Il triste teatrino
Che pena gli attacchi sciacalli della sinistra ai figli dei politici “nemici”: il caso Antoniozzi è solo l’ultimo…
In principio fu Attilio Piccioni, il primo Abramo ingiustamente messo in croce per le colpe (che non aveva) del figlio Piero, l’Isacco incolpevole messo alla berlina e accusato ingiustamente di avere ucciso Wilma Montesi. Non parve vero all’allora Pci, nel periodo della guerra contro lo scudocrociato, di chiedere la testa dell’uomo più potente della Dc, quello che avrebbe dovuto prendere il posto di De Gasperi. E siccome il fuoco peggiore è quello che si ha in casa non dispiacque, per usare un eufemismo, ad Amintore Fanfani di farsi fuori un avversario interno così ingombrante. E così Piccioni dovette, a differenza di Abramo, rivolgere metaforicamente il coltello verso se stesso e lasciare la politica. Poi fu Donat Cattin, il politico autodidatta e illuminato, sempre della balena bianca, alle prese con il figlio brigatista. In quel caso a dimettersi dal Viminale fu Cossiga che lo avviso ‘ dell’imminente arresto. Il figlio dello storico ministro del lavoro morirà eroicamente, salvando una donna in autostrada. Ma anche lì il fuoco rosso non ebbe alcuna pietà, schierato appositamente per eseguire il plotone di esecuzione.
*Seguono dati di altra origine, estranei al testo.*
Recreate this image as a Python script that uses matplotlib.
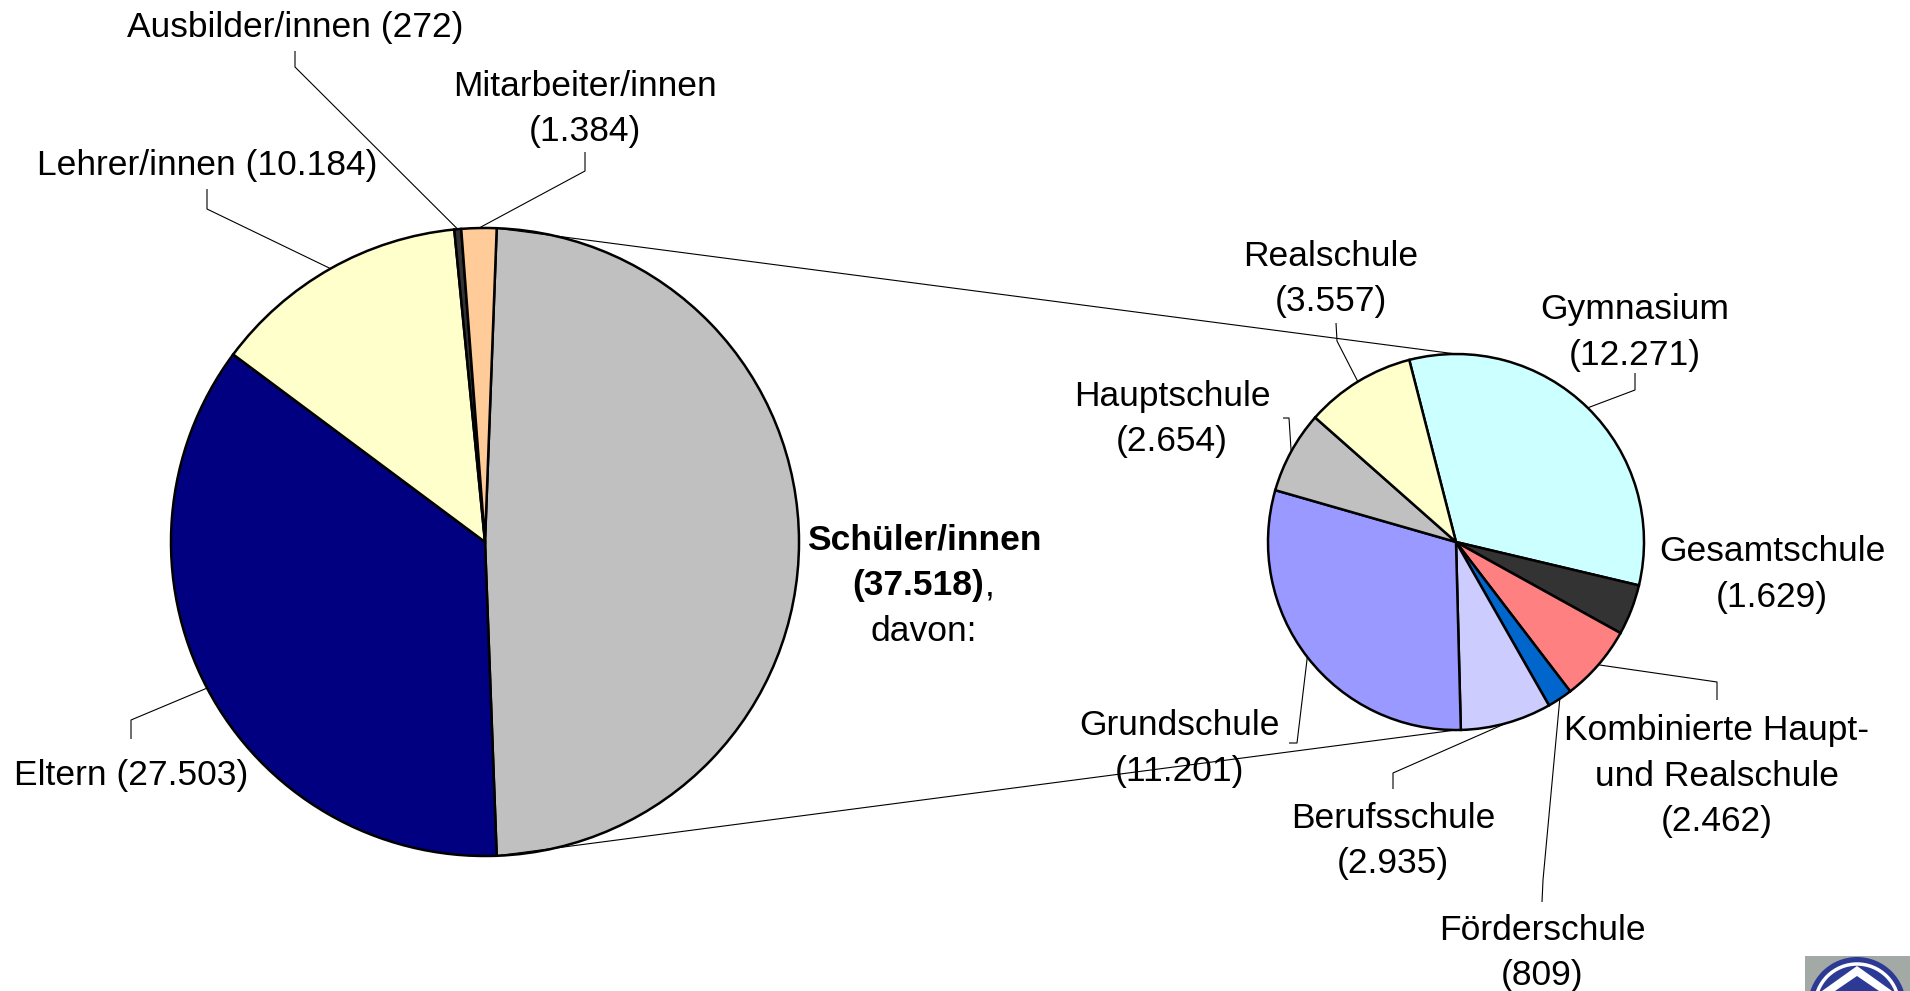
import matplotlib

matplotlib.use("Agg")

import matplotlib.patches as mpatches
import matplotlib.pyplot as plt
import numpy as np

W, H = 1910, 991

outer_labels = ["Schüler/innen", "Eltern", "Lehrer/innen", "Ausbilder/innen", "Mitarbeiter/innen"]
outer_values = [37518, 27503, 10184, 272, 1384]
outer_colors = ["#C0C0C0", "#000080", "#FFFFCC", "#333333", "#FFCC99"]

inner_labels = ["Gymnasium", "Gesamtschule", "Kombinierte Haupt-\nund Realschule", "Förderschule",
                "Berufsschule", "Grundschule", "Hauptschule", "Realschule"]
inner_values = [12271, 1629, 2462, 809, 2935, 11201, 2654, 3557]
inner_colors = ["#CCFFFF", "#333333", "#FF8080", "#0066CC", "#CCCCFF", "#9999FF", "#C0C0C0", "#FFFFCC"]


def fmt(v):
    return f"{v:,}".replace(",", ".")


# layout in image pixels (y down): text centre x, first line y, leader points near label
OUTER_LAYOUT = {
    "Eltern": ((131, 772), "inline", [(131, 739), (131, 720)]),
    "Lehrer/innen": ((207, 162), "inline", [(207, 189), (207, 209)]),
    "Ausbilder/innen": ((295, 24), "inline", [(295, 51), (295, 67)]),
    "Mitarbeiter/innen": ((585, 83), "split", [(585, 152), (585, 171)]),
}
INNER_LAYOUT = {
    "Gymnasium": ((1635, 306), [(1635, 373), (1635, 390)]),
    "Gesamtschule": ((1772, 548), None),
    "Kombinierte Haupt-\nund Realschule": ((1717, 727), [(1717, 700), (1717, 682)]),
    "Förderschule": ((1542, 927), [(1542, 902), (1543, 880)]),
    "Berufsschule": ((1393, 815), [(1393, 789), (1393, 773)]),
    "Grundschule": ((1179, 722), [(1289, 743), (1297, 743)]),
    "Hauptschule": ((1172, 393), [(1283, 418), (1289, 418)]),
    "Realschule": ((1331, 253), [(1336, 323), (1337, 341)]),
}

C1, R1 = (485, 542), 314
C2, R2 = (1456, 542), 188
LINE_H = 45.5
TEXT_DY = 3.5
FS = 25.5
FONT = "Liberation Sans"


def Y(y):
    return H - y


def put_lines(ax, x, y, lines, **kw):
    for k, s in enumerate(lines):
        ax.text(x, Y(y + TEXT_DY + k * LINE_H), s, ha="center", va="center", fontsize=FS,
                family=FONT, color="black", **kw)


def edge_point(w, center, r):
    mid = np.deg2rad((w.theta1 + w.theta2) / 2)
    return center[0] + r * np.cos(mid), Y(Y(center[1]) + r * np.sin(mid))


def leader(ax, pts):
    xs = [p[0] for p in pts]
    ys = [Y(p[1]) for p in pts]
    ax.plot(xs, ys, color="black", lw=0.8, solid_capstyle="butt")


fig = plt.figure(figsize=(W / 100, H / 100), dpi=100, facecolor="white")
ax = fig.add_axes([0, 0, 1, 1])

tot1 = sum(outer_values)
start1 = 360 * outer_values[0] / tot1 / 2
w1, _ = ax.pie(outer_values, colors=outer_colors, startangle=start1, counterclock=False,
               center=(C1[0], Y(C1[1])), radius=R1,
               wedgeprops=dict(edgecolor="black", linewidth=1.8))

start2 = 104.4
w2, _ = ax.pie(inner_values, colors=inner_colors, startangle=start2, counterclock=False,
               center=(C2[0], Y(C2[1])), radius=R2,
               wedgeprops=dict(edgecolor="black", linewidth=1.8))

ax.set_xlim(0, W)
ax.set_ylim(0, H)
ax.set_aspect("equal")
ax.axis("off")

# connector lines between the pies (theta2 is the upper edge of the split slice)
sw = w1[0]
for th, ty in [(sw.theta2, C2[1] - R2), (sw.theta1, C2[1] + R2)]:
    a = np.deg2rad(th)
    x0, y0 = C1[0] + R1 * np.cos(a), Y(C1[1]) + R1 * np.sin(a)
    ax.plot([x0, C2[0]], [y0, Y(ty)], color="black", lw=0.8)

# outer labels
for w, lab, val in zip(w1, outer_labels, outer_values):
    if lab not in OUTER_LAYOUT:
        continue
    (tx, ty), mode, pts = OUTER_LAYOUT[lab]
    if mode == "inline":
        put_lines(ax, tx, ty, [f"{lab} ({fmt(val)})"])
    else:
        put_lines(ax, tx, ty, [lab, f"({fmt(val)})"])
    leader(ax, pts + [edge_point(w, C1, R1)])

# Schüler label
sx, sy = 924, 537 + TEXT_DY
ax.text(sx, Y(sy), outer_labels[0], ha="center", va="center", fontsize=FS, family=FONT,
        fontweight="bold")
ax.text(sx - 6, Y(sy + LINE_H), f"({fmt(outer_values[0])})", ha="center", va="center",
        fontsize=FS, family=FONT, fontweight="bold")
ax.text(sx + 61, Y(sy + LINE_H), ",", ha="left", va="center", fontsize=FS, family=FONT)
ax.text(sx, Y(sy + 2 * LINE_H), "davon:", ha="center", va="center", fontsize=FS, family=FONT)

# inner labels
for w, lab, val in zip(w2, inner_labels, inner_values):
    (tx, ty), pts = INNER_LAYOUT[lab]
    put_lines(ax, tx, ty, lab.split("\n") + [f"({fmt(val)})"])
    if pts:
        leader(ax, pts + [edge_point(w, C2, R2)])

# logo fragment bottom right
ax.add_patch(mpatches.Rectangle((1805, 0), 105, Y(956), fc="#A3AAA6", ec="none", zorder=5))
ax.add_patch(mpatches.Circle((1857, Y(1006)), 49, fc="#2C3A96", ec="none", zorder=6))
ax.add_patch(mpatches.Circle((1857, Y(1006)), 42, fc="none", ec="white", lw=2.5, zorder=7))
ax.add_patch(mpatches.Polygon([(1822, Y(991)), (1857, Y(966)), (1892, Y(991))],
                              closed=True, fc="white", ec="none", zorder=7))
ax.add_patch(mpatches.Polygon([(1835, Y(991)), (1857, Y(976)), (1879, Y(991))],
                              closed=True, fc="#2C3A96", ec="none", zorder=8))

fig.savefig("out.png", dpi=100, facecolor="white")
Così come ha fatto Majorino, l’ex deputato e attuale consigliere regionale del PD in Lombardia che ha pensato bene di avventarsi come uno sciacallo contro Alfredo Antoniozzi, vice capogruppo di Fratelli d’Italia, per l’arresto del giovane figlio. Come se fosse colpa di un padre, ancorché dirigente e parlamentare del partito di maggioranza relativa, avere assistito agli errori del figlio. O come se lo avesse protetto, dall’alto del suo ruolo. Perché questo vizio non si perde facilmente. Certo, se capita a qualche ex segretario loro rubare profumi in un negozio e farlo ripetutamente, pagando una piccola multa, sarà stato un atto di distrazione. Se capita a loro avere un fratello, un figlio, una sorella che commette un reato si tratta di privacy. Quella stessa privacy che calpestano quotidianamente. Majorino, del resto, con un fare lombrosiano, non aveva esitato di dire prima delle elezioni regionali che ” La Lombardia non è mica la Calabria” considerando gli abitanti di questa regione realmente dei minorati antropologicamente.
Ma il filo che parte da Piccioni e arriva sino ad Antoniozzi ci dice che tutti quei principi a cui abbiamo creduto, e cioè che la responsabilità penale fosse soggettiva, in politica non valgano. E non solo in politica. Perché Peppino Impastato, che dell’antimafia vera è stato un eroe antesignano, era figlio di mafioso e parente lontano di Don Tano Badalamenti, che poi lo fece fare a pezzetti. Questo processo semantico e barbaro, schifosamente antitetico a tutto ciò che fa parte di quei dettami liberali e cristiani, laici e condivisi, ha un valore relativo. Le colpe dei figli riguardano i padri, anche quando essi sono vittime di situazioni dolorose. Questa trivialità da Vecchio Testamento ha portato a crocifiggere i genitori di Filippo Turetta, l’assassino di Giulia Cecchettin, messi al pubblico ludibrio e intercettati solo perché, dopo l’omicidio, e avendo condannato in tutti i modi il figlio, non avevano smesso di fare i genitori. Una pura e ipocrita recita di farisei senza etica. Gente che oggi Cristo riprenderebbe a menate, come fece nel Tempio. Gente che dà buoni consigli perché non può dare il cattivo esempio.